The underlying assumption of VSM is that it is not efficient to pass all major decisions up to the highest level to hand down their decisions and regulations from on high – it is very rarely necessary and, indeed, it is often inefficient to do this. Top down co-ordinators typically have less detailed information about immediate local conditions even though they claim to have the wider picture, the overview.
The image of Hobbesian decision making is a conscious head telling “the body politic” what it should do. However in the human body the head does not tell the heart how fast it should beat and most processes in the human body occur autonomically. ‘Top down’ will not work across the diversities and differences between civil society organisations that are becoming active on environmental issues.
Meta-System Functions
What is needed instead is a methodology which clarifies what to do in those limited circumstances where the primary activities of organisations and movements – ecological cultivation, sustainable transport, energy efficiency work and the like – require some way of regulating their relations through a meta-system. The question is – how does one run this meta system as a co-ordinative service rather than as command and control over the other activities telling them what they must do in an authoritarian fashion?
Essentially all meta system co-ordinating functions are of 4 types – to deal with conflicts, to achieve synergy, to maintain a dynamic assessment of changing operational environments which are evolving in space and time and, finally, the maintenance of overall common identity, purpose arising in generic rules of interaction in the eco-social economy.
This can be illustrated with examples of how to co-ordinate eco-social entrepreneur projects as well as how to co-ordinate the framework conditions of economic activity through the operation of commons trusts.
Co-ordinating eco-social project and their networks
Consider a number of community garden projects in a city decide to co-ordinate their work in order to become more effective.

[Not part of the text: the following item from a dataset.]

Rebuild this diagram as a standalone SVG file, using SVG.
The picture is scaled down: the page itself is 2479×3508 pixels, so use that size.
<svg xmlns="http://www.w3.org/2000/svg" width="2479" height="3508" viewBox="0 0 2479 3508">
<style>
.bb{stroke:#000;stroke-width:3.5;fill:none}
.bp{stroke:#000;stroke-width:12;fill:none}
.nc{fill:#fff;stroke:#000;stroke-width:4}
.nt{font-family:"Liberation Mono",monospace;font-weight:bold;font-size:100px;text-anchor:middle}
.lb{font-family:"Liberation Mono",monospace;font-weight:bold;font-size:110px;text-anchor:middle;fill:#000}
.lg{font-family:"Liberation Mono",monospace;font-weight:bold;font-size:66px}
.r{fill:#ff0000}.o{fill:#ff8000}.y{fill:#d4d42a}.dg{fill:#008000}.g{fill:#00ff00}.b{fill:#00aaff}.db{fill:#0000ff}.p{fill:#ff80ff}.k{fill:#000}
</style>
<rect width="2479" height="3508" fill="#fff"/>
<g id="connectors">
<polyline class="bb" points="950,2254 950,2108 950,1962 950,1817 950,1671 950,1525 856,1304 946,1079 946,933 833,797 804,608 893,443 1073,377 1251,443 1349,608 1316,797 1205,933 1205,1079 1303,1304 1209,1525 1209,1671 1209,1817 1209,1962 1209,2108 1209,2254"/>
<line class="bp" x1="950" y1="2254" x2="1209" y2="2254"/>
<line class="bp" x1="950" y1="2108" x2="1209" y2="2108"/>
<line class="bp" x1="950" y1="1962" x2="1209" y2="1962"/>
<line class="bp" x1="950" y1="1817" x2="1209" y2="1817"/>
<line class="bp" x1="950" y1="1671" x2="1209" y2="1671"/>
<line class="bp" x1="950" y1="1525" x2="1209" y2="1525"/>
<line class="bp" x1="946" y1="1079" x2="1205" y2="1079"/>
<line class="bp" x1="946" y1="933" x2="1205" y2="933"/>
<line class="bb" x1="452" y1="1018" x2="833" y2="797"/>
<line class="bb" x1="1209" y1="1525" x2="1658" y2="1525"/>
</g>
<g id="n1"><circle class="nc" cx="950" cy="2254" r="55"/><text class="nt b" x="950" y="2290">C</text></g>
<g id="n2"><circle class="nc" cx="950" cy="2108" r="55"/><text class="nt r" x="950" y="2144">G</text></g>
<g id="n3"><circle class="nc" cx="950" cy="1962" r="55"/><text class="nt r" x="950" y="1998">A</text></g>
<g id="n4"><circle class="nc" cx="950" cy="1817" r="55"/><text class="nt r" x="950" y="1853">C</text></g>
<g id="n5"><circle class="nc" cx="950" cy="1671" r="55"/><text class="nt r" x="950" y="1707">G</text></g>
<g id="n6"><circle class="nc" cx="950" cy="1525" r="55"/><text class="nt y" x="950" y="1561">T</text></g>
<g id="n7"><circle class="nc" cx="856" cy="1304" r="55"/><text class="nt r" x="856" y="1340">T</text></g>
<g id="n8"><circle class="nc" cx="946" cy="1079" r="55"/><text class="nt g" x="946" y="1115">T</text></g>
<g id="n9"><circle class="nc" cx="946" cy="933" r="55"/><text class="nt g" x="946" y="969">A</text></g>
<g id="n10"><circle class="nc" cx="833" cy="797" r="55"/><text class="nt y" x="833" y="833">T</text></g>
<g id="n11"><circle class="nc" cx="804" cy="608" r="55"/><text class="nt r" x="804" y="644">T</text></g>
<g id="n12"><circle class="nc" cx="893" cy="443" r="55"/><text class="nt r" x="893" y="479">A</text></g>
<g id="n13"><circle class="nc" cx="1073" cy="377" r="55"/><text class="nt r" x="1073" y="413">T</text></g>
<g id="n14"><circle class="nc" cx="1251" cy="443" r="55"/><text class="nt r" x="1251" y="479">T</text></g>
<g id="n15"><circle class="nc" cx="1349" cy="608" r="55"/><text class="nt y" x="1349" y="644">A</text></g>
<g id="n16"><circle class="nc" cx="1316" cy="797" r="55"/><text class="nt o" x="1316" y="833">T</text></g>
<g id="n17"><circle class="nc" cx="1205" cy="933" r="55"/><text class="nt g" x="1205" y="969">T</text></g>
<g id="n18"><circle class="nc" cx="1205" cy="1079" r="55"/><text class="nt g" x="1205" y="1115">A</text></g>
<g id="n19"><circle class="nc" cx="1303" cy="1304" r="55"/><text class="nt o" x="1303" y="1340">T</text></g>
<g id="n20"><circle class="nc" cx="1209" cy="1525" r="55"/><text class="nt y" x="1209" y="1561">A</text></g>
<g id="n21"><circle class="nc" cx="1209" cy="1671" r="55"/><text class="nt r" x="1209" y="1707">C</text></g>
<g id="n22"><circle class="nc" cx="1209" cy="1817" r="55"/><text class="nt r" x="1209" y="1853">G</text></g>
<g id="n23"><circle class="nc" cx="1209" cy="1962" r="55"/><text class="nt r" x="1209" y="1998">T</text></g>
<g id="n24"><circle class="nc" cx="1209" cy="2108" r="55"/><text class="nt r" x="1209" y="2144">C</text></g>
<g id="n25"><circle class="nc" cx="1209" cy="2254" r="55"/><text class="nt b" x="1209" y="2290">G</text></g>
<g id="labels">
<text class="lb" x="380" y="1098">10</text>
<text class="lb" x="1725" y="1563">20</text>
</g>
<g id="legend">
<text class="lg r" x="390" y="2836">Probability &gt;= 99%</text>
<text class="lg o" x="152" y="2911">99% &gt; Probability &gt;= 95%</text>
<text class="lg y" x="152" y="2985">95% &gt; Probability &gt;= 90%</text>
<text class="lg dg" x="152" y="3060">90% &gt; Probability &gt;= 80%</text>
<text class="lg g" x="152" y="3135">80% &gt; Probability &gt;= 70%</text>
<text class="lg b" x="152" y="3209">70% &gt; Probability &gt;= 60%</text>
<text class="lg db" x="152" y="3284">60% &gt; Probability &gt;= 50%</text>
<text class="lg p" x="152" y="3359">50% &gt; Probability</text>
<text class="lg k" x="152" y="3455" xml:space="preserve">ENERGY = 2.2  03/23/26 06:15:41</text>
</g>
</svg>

There might be potential conflicts for this group where they all wish to call upon a limited pot of finance to develop their work – in this case there is a need for a conflict resolution process. Additionally co-ordination may allow for a variety of synergies. By working together they purchase inputs jointly to the advantage of all or organise a local market together.

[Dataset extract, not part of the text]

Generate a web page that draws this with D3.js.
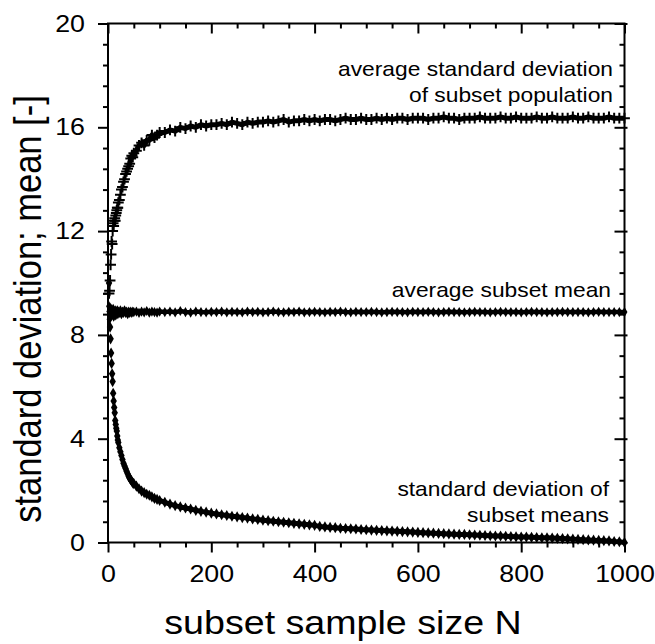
<!DOCTYPE html>
<html>
<head>
<meta charset="utf-8">
<script src="https://cdn.jsdelivr.net/npm/d3@7"></script>
<style>
  body { margin: 0; background: #fff; }
  svg { display: block; font-family: "Liberation Sans", Arial, sans-serif; }
</style>
</head>
<body>
<svg id="chart"></svg>
<script>
// subset sample size N (x values shared by all three series)
const sampleSizes = [
  2, 3, 4, 5, 6, 7, 8, 9, 10, 11, 12, 13, 14, 15, 16, 17, 18, 19, 20,
  22, 24, 26, 28, 30, 32, 34, 36, 38, 40, 42, 44, 46, 48, 50,
  55, 60, 65, 70, 75, 80, 85, 90, 95, 100,
  110, 120, 130, 140, 150, 160, 170, 180, 190, 200,
  210, 220, 230, 240, 250, 260, 270, 280, 290, 300,
  310, 320, 330, 340, 350, 360, 370, 380, 390, 400,
  410, 420, 430, 440, 450, 460, 470, 480, 490, 500,
  510, 520, 530, 540, 550, 560, 570, 580, 590, 600,
  610, 620, 630, 640, 650, 660, 670, 680, 690, 700,
  710, 720, 730, 740, 750, 760, 770, 780, 790, 800,
  810, 820, 830, 840, 850, 860, 870, 880, 890, 900,
  910, 920, 930, 940, 950, 960, 970, 980, 990, 1000
];

// average standard deviation of subset population
const avgStdDev = [
  9.6, 9.7, 10.1, 10.7, 11.1, 11.6, 11.5, 12.0, 12.3, 12.2, 12.4, 12.5, 12.4, 12.6, 12.7, 12.8, 12.9, 12.9, 13.1,
  13.2, 13.4, 13.6, 13.7, 13.9, 14.0, 14.2, 14.3, 14.4, 14.5, 14.6, 14.8, 14.9, 14.85, 15.0,
  15.1, 15.3, 15.4, 15.3, 15.5, 15.5, 15.7, 15.6, 15.7, 15.8,
  15.8, 15.9, 15.85, 16.0, 15.95, 16.05, 16.0, 16.1, 16.05, 16.1,
  16.1, 16.15, 16.1, 16.2, 16.15, 16.1, 16.2, 16.15, 16.2, 16.2,
  16.25, 16.2, 16.25, 16.3, 16.2, 16.25, 16.25, 16.3, 16.25, 16.3,
  16.25, 16.3, 16.3, 16.25, 16.3, 16.35, 16.3, 16.3, 16.35, 16.3,
  16.3, 16.35, 16.3, 16.35, 16.3, 16.35, 16.35, 16.3, 16.35, 16.35,
  16.35, 16.3, 16.35, 16.35, 16.4, 16.35, 16.35, 16.3, 16.35, 16.35,
  16.35, 16.4, 16.35, 16.35, 16.35, 16.4, 16.35, 16.35, 16.4, 16.35,
  16.35, 16.35, 16.4, 16.35, 16.35, 16.4, 16.35, 16.35, 16.35, 16.4,
  16.35, 16.35, 16.4, 16.35, 16.35, 16.35, 16.4, 16.35, 16.35, 16.35
];

// average subset mean
const avgMean = [
  9.1, 8.6, 9.05, 8.7, 9.0, 8.75, 8.95, 8.8, 9.0, 8.7, 8.9, 8.8, 8.95, 8.75, 8.9, 8.85, 8.95, 8.8, 8.9,
  8.85, 8.95, 8.8, 8.9, 8.85, 8.95, 8.85, 8.9, 8.8, 8.9, 8.85, 8.9, 8.85, 8.9, 8.88,
  8.9, 8.85, 8.9, 8.87, 8.92, 8.86, 8.9, 8.88, 8.86, 8.9,
  8.88, 8.9, 8.87, 8.92, 8.88, 8.86, 8.9, 8.88, 8.87, 8.89,
  8.88, 8.9, 8.87, 8.89, 8.88, 8.87, 8.9, 8.88, 8.89, 8.87,
  8.88, 8.9, 8.88, 8.87, 8.89, 8.88, 8.9, 8.87, 8.88, 8.89,
  8.88, 8.87, 8.89, 8.88, 8.9, 8.88, 8.87, 8.89, 8.88, 8.88,
  8.89, 8.88, 8.87, 8.88, 8.89, 8.88, 8.88, 8.87, 8.89, 8.88,
  8.88, 8.89, 8.88, 8.87, 8.88, 8.89, 8.88, 8.88, 8.87, 8.88,
  8.89, 8.88, 8.88, 8.87, 8.88, 8.89, 8.88, 8.88, 8.88, 8.87,
  8.88, 8.89, 8.88, 8.88, 8.87, 8.88, 8.88, 8.89, 8.88, 8.88,
  8.88, 8.88, 8.87, 8.88, 8.89, 8.88, 8.88, 8.88, 8.88, 8.88
];

// standard deviation of subset means
const sdOfMeans = [
  10.0, 8.9, 8.3, 7.85, 7.3, 6.9, 6.5, 6.2, 5.75, 5.45, 5.2, 5.0, 4.7, 4.55, 4.4, 4.3, 4.1, 3.95, 3.85,
  3.65, 3.5, 3.35, 3.2, 3.05, 2.95, 2.85, 2.75, 2.65, 2.55, 2.48, 2.42, 2.36, 2.3, 2.27,
  2.17, 2.07, 1.98, 1.92, 1.86, 1.82, 1.76, 1.7, 1.66, 1.62,
  1.55, 1.48, 1.42, 1.37, 1.33, 1.29, 1.24, 1.2, 1.17, 1.13,
  1.1, 1.07, 1.04, 1.01, 0.99, 0.96, 0.94, 0.91, 0.89, 0.86,
  0.84, 0.82, 0.8, 0.78, 0.76, 0.74, 0.72, 0.7, 0.68, 0.66,
  0.62, 0.6, 0.58, 0.57, 0.55, 0.54, 0.53, 0.52, 0.5, 0.49,
  0.48, 0.47, 0.46, 0.45, 0.44, 0.43, 0.42, 0.41, 0.4, 0.39,
  0.38, 0.37, 0.36, 0.35, 0.34, 0.33, 0.32, 0.31, 0.31, 0.3,
  0.29, 0.28, 0.27, 0.26, 0.25, 0.25, 0.24, 0.23, 0.22, 0.21,
  0.21, 0.2, 0.19, 0.18, 0.18, 0.17, 0.16, 0.15, 0.14, 0.13,
  0.12, 0.11, 0.1, 0.09, 0.08, 0.07, 0.06, 0.04, 0.03, 0.0
];

const xTicks = [0, 200, 400, 600, 800, 1000];
const yTicks = [0, 4, 8, 12, 16, 20];

const xTitle = 'subset sample size N';
const yTitle = 'standard deviation; mean [-]';

// the original picture has slightly wide lettering
const SX = 1.14;

function stretch(sel, ax) {
    sel.attr('transform', function() {
        const a = ax !== undefined ? ax : (+d3.select(this).attr('x') || 0);
        return `translate(${a},0) scale(${SX},1) translate(${-a},0)`;
    });
}

class SubsetPlot {

    constructor(config) {
        this.config = {
            parent: config.parent,
            width: config.width || 655,
            height: config.height || 644,
            margin: config.margin || {top: 23.5, right: 30.5, bottom: 101.5, left: 108}
        };
        this.init();
    }

    init() {
        let self = this;

        self.svg = d3.select(self.config.parent)
            .attr('width', self.config.width)
            .attr('height', self.config.height);

        self.chart = self.svg.append('g')
            .attr('transform', `translate(${self.config.margin.left}, ${self.config.margin.top})`);

        self.inner_width = self.config.width - self.config.margin.left - self.config.margin.right;
        self.inner_height = self.config.height - self.config.margin.top - self.config.margin.bottom;

        self.xscale = d3.scaleLinear().domain([0, 1000]).range([0, self.inner_width]);
        self.yscale = d3.scaleLinear().domain([0, 20]).range([self.inner_height, 0]);
    }

    render() {
        let self = this;
        const W = self.inner_width, H = self.inner_height;

        const xMinor = d3.range(0, 1001, 50).filter(v => v % 200 !== 0);
        const yMinor = d3.range(0, 20.01, 0.8).map(v => +v.toFixed(1)).filter(v => Math.abs(v / 4 - Math.round(v / 4)) > 1e-6);

        // axes: left/bottom ticks outward, top/right ticks inward
        const axes = [
            {gen: d3.axisBottom(self.xscale).tickValues(xTicks).tickSize(10).tickPadding(13).tickFormat(d3.format('d')), at: `translate(0,${H})`, labels: true},
            {gen: d3.axisBottom(self.xscale).tickValues(xMinor).tickSize(5).tickFormat(''), at: `translate(0,${H})`},
            {gen: d3.axisLeft(self.yscale).tickValues(yTicks).tickSize(10).tickPadding(13).tickFormat(d3.format('d')), at: 'translate(0,0)', labels: true},
            {gen: d3.axisLeft(self.yscale).tickValues(yMinor).tickSize(5).tickFormat(''), at: 'translate(0,0)'},
            {gen: d3.axisBottom(self.xscale).tickValues(xTicks).tickSize(10).tickFormat(''), at: 'translate(0,0)'},
            {gen: d3.axisBottom(self.xscale).tickValues(xMinor).tickSize(5).tickFormat(''), at: 'translate(0,0)'},
            {gen: d3.axisLeft(self.yscale).tickValues(yTicks).tickSize(10).tickFormat(''), at: `translate(${W},0)`},
            {gen: d3.axisLeft(self.yscale).tickValues(yMinor).tickSize(5).tickFormat(''), at: `translate(${W},0)`},
            {gen: d3.axisRight(self.yscale).tickValues(yTicks).tickSize(3).tickFormat(''), at: `translate(${W},0)`}
        ];

        axes.forEach(a => {
            const g = self.chart.append('g').attr('transform', a.at).call(a.gen);
            g.select('.domain').remove();
            g.selectAll('line').attr('stroke', '#000').attr('stroke-width', 2);
            if (a.labels) {
                const t = g.selectAll('text')
                    .attr('fill', '#000')
                    .style('font-size', '23.5px')
                    .style('font-family', '"Liberation Sans", Arial, sans-serif');
                stretch(t);
            }
        });

        // frame
        self.chart.append('rect')
            .attr('x', 0).attr('y', 0)
            .attr('width', W).attr('height', H)
            .attr('fill', 'none')
            .attr('stroke', '#000')
            .attr('stroke-width', 2);

        const rows = sampleSizes.map((n, i) => ({n: n, sd: avgStdDev[i], mean: avgMean[i], sdm: sdOfMeans[i]}));
        const bandRows = rows.filter(d => d.n >= 40);

        // dense marker band, drawn as a thick line through the read values
        const bands = [
            {key: 'sd', width: 5},
            {key: 'mean', width: 4.5},
            {key: 'sdm', width: 5}
        ];
        bands.forEach(b => {
            self.chart.append('path')
                .datum(bandRows)
                .attr('d', d3.line().x(d => self.xscale(d.n)).y(d => self.yscale(d[b.key])))
                .attr('fill', 'none')
                .attr('stroke', '#000')
                .attr('stroke-width', b.width)
                .attr('stroke-linejoin', 'round');
        });

        // plus markers: average standard deviation of subset population
        self.chart.append('g').selectAll('path')
            .data(rows)
            .join('path')
            .attr('d', d3.symbol().type(d3.symbolPlus).size(40))
            .attr('transform', d => `translate(${self.xscale(d.n)},${self.yscale(d.sd)})`)
            .attr('fill', 'none')
            .attr('stroke', '#000')
            .attr('stroke-width', 2);

        // average subset mean
        self.chart.append('g').selectAll('path')
            .data(rows)
            .join('path')
            .attr('d', d3.symbol().type(d3.symbolDiamond).size(30))
            .attr('transform', d => `translate(${self.xscale(d.n)},${self.yscale(d.mean)})`)
            .attr('fill', '#000');

        // standard deviation of subset means
        self.chart.append('g').selectAll('path')
            .data(rows)
            .join('path')
            .attr('d', d3.symbol().type(d3.symbolDiamond).size(36))
            .attr('transform', d => `translate(${self.xscale(d.n)},${self.yscale(d.sdm)})`)
            .attr('fill', '#000');

        // series annotations
        const notes = [
            {lines: ['average standard deviation', 'of subset population'], x: 505, y: 53},
            {lines: ['average subset mean'], x: 503, y: 274},
            {lines: ['standard deviation of', 'subset means'], x: 501, y: 473}
        ];
        notes.forEach(nt => {
            const t = self.chart.append('text')
                .attr('text-anchor', 'end')
                .attr('fill', '#000')
                .style('font-size', '20px');
            nt.lines.forEach((s, i) => {
                t.append('tspan').attr('x', nt.x).attr('y', nt.y + i * 26).text(s);
            });
            stretch(t, nt.x);
        });

        // axis titles
        const xt = self.svg.append('text')
            .attr('x', 343)
            .attr('y', 634)
            .attr('text-anchor', 'middle')
            .attr('fill', '#000')
            .style('font-size', '33px')
            .text(xTitle);
        stretch(xt, 343);

        self.svg.append('text')
            .attr('transform', `translate(41,309) scale(${SX},1) rotate(-90)`)
            .attr('text-anchor', 'middle')
            .attr('fill', '#000')
            .style('font-size', '34.5px')
            .text(yTitle);
    }
}

const plot = new SubsetPlot({parent: '#chart', width: 655, height: 644});
plot.render();
</script>
</body>
</html>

These are operational issues of the here and now type. In addition they can share arrangements to ensure appropriate adaptation to an evolving environment – researching the likely future demand for services, monitoring public policy changes on land or finance, researching good practice from outside the area altogether. Finally there are those issues defining general ethics and principles for community cultivation projects reflecting shared purpose and values – which may, for example, determine whether other projects be invited to share their joint arrangements or which they may decide to defend together if public policy seems to be challenging what they are seeking to represent and uphold.

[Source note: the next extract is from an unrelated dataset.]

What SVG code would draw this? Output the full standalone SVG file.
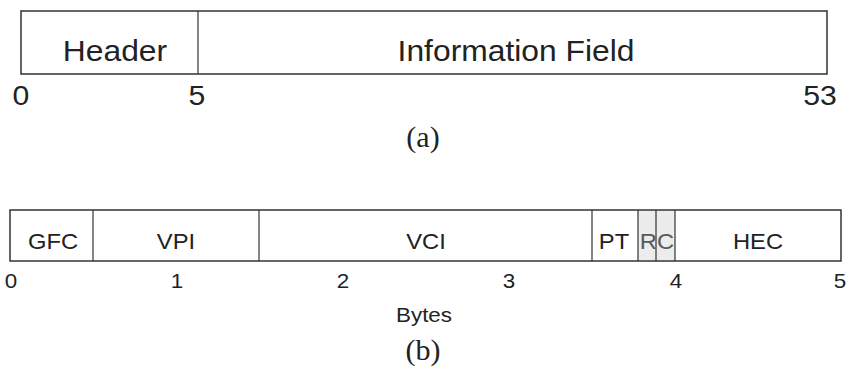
<svg xmlns="http://www.w3.org/2000/svg" width="849" height="372" viewBox="0 0 849 372">
  <style>
    .box { fill: #ffffff; stroke: #333333; stroke-width: 1.5; }
    .div { stroke: #333333; stroke-width: 1.2; }
    .big { font-family: "Liberation Sans", Arial, sans-serif; font-size: 27px; fill: #222222; text-anchor: middle; }
    .title { font-family: "Liberation Sans", Arial, sans-serif; font-size: 30px; fill: #222222; text-anchor: middle; }
    .field { font-family: "Liberation Sans", Arial, sans-serif; font-size: 22px; fill: #222222; text-anchor: middle; }
    .small { font-family: "Liberation Sans", Arial, sans-serif; font-size: 20px; fill: #222222; text-anchor: middle; }
    .cap { font-family: "Liberation Serif", "Times New Roman", serif; font-size: 30px; fill: #222222; text-anchor: middle; }
    .shade { fill: #ececec; }
  </style>
  <rect width="849" height="372" fill="#ffffff"/>

  <!-- (a) cell: header + information field -->
  <g id="cell-a">
    <rect class="box" x="21" y="11" width="806" height="63"/>
    <line class="div" x1="198" y1="11" x2="198" y2="74"/>
    <text class="title" transform="translate(115,61) scale(1.06,1)">Header</text>
    <text class="title" transform="translate(516,61) scale(1.06,1)">Information Field</text>
    <text class="big" transform="translate(21,105) scale(1.12,1)">0</text>
    <text class="big" transform="translate(197,105) scale(1.12,1)">5</text>
    <text class="big" transform="translate(820,105) scale(1.12,1)">53</text>
    <text class="cap" x="423" y="147">(a)</text>
  </g>

  <!-- (b) header fields, in bytes -->
  <g id="cell-b">
    <rect class="box" x="10" y="210" width="831" height="51"/>
    <rect class="shade" x="638" y="211" width="37" height="49"/>
    <line class="div" x1="93" y1="210" x2="93" y2="261"/>
    <line class="div" x1="259" y1="210" x2="259" y2="261"/>
    <line class="div" x1="592" y1="210" x2="592" y2="261"/>
    <line class="div" x1="638" y1="210" x2="638" y2="261"/>
    <line class="div" x1="656" y1="210" x2="656" y2="261"/>
    <line class="div" x1="675" y1="210" x2="675" y2="261"/>
    <text class="field" transform="translate(53,249) scale(1.08,1)">GFC</text>
    <text class="field" transform="translate(176,249) scale(1.08,1)">VPI</text>
    <text class="field" transform="translate(426,249) scale(1.08,1)">VCI</text>
    <text class="field" transform="translate(614,249) scale(1.08,1)">PT</text>
    <text class="field" transform="translate(657,249) scale(1.08,1)" style="fill:#5a5a5a">RC</text>
    <text class="field" transform="translate(758,249) scale(1.08,1)">HEC</text>
    <text class="small" transform="translate(11,288) scale(1.12,1)">0</text>
    <text class="small" transform="translate(177,288) scale(1.12,1)">1</text>
    <text class="small" transform="translate(343,288) scale(1.12,1)">2</text>
    <text class="small" transform="translate(509,288) scale(1.12,1)">3</text>
    <text class="small" transform="translate(676,288) scale(1.12,1)">4</text>
    <text class="small" transform="translate(840,288) scale(1.12,1)">5</text>
    <text class="small" transform="translate(424,322) scale(1.12,1)">Bytes</text>
    <text class="cap" x="423" y="360">(b)</text>
  </g>
</svg>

These are merely used here to represent a simple model of types of co-ordinative activity. For most purposes each group will have autonomy to act as it thinks best and these levels of co-ordination would only be engaged under agreed circumstances where the network as a whole is threatened by the actions of one group or where, by common agreement, there is mutual benefit in doing so.
Beyond the work of the cultivation projects there are other networks where thinking about other processes are required – for example a wider community food sector including cooking, and healthy eating projects. As and when required there may be conflicts, possibilities for synergy, needs for foresight work and questions of group purpose and identity too.
Co-ordinating and managing the commons trusts
Although commons trusts would have somewhat different purposes, they too would have an internal structure that was flat, with co-ordinative meta management services in order to ensure that decisions get taken at the lowest level with maximal autonomy for local action subject to the maintenance of overall coherence. For example, a Sky Trust – working as a network internationally, to manage the earth’s atmospheric commons would have departments to manage its primary operational programmes in the interests of all – like a programme to bring down greenhouse gas emissions as quickly as possible in a way which shared the revenues from doing that equitably, like a department to encourage the preservation and enhancement of land based carbon sinks, like a department working on methane and other kinds of emissions. But in addition it would need a diplomatic service to resolve the many conflicts that arise in climate mitigation – which would however only intervene as and when required. There would be another department to encourage synergies in climate mitigation – for example, working together across boundraries to exchange ideas and good practice as and when appropriate – but not interfering otherwise. Of course there would be a need for a processes to research the changing conditions in which the Sky Trust operated – a department working on the evolving understanding of the climate science, the changing economic conditions and technologies. Finally there would be a need for generic policies that create the overall identity and values holding the whole process together. In regard to such generic policies it is important that trusts are set up on the basis of explicit charters that state the principles that underpin them and hold those in trustee roles responsible for the health of the resource on clear metrics (like target greenhouse gas concentrations which would be safe for a Sky Trust ) and in the interests of everyone equally.
In conclusion. Much of the effort of activists when confronted by problems like the climate crisis is to “tell the government” what they should be doing – as well as to tell corporations what they should not do. There is still a place for this. However a collection of ad hoc policies by government and corporations is not achieving much. We need an architecture for dealing with these problems and we will pretty much have to create it ourselves. This is not the same as saying we are indifferent to what governments and corporations are doing and will do. At some point in this different way of approaching the problems we will want the government to buy into and legitimise and support what we are doing – and for corporations to only be allowed to work within the framework conditions that we have set up that protect the planet and civil society. But we’ve got to get on and set this up ourselves. No one else will. If not us then who? If not now then when?”
IMO the best way to generalize this is to appropriate the principles of p2p organization as meta-principles that apply across many levels of organization. Co-ops, trusts, associations, towns, bioregions, etc. are all autonomous peers cooperating in formal and informal networks or confederations. The idea of cooperative individualism is to maximize both autonomy and consensual coordination as close to the edges and end-nodes of the networks as possible.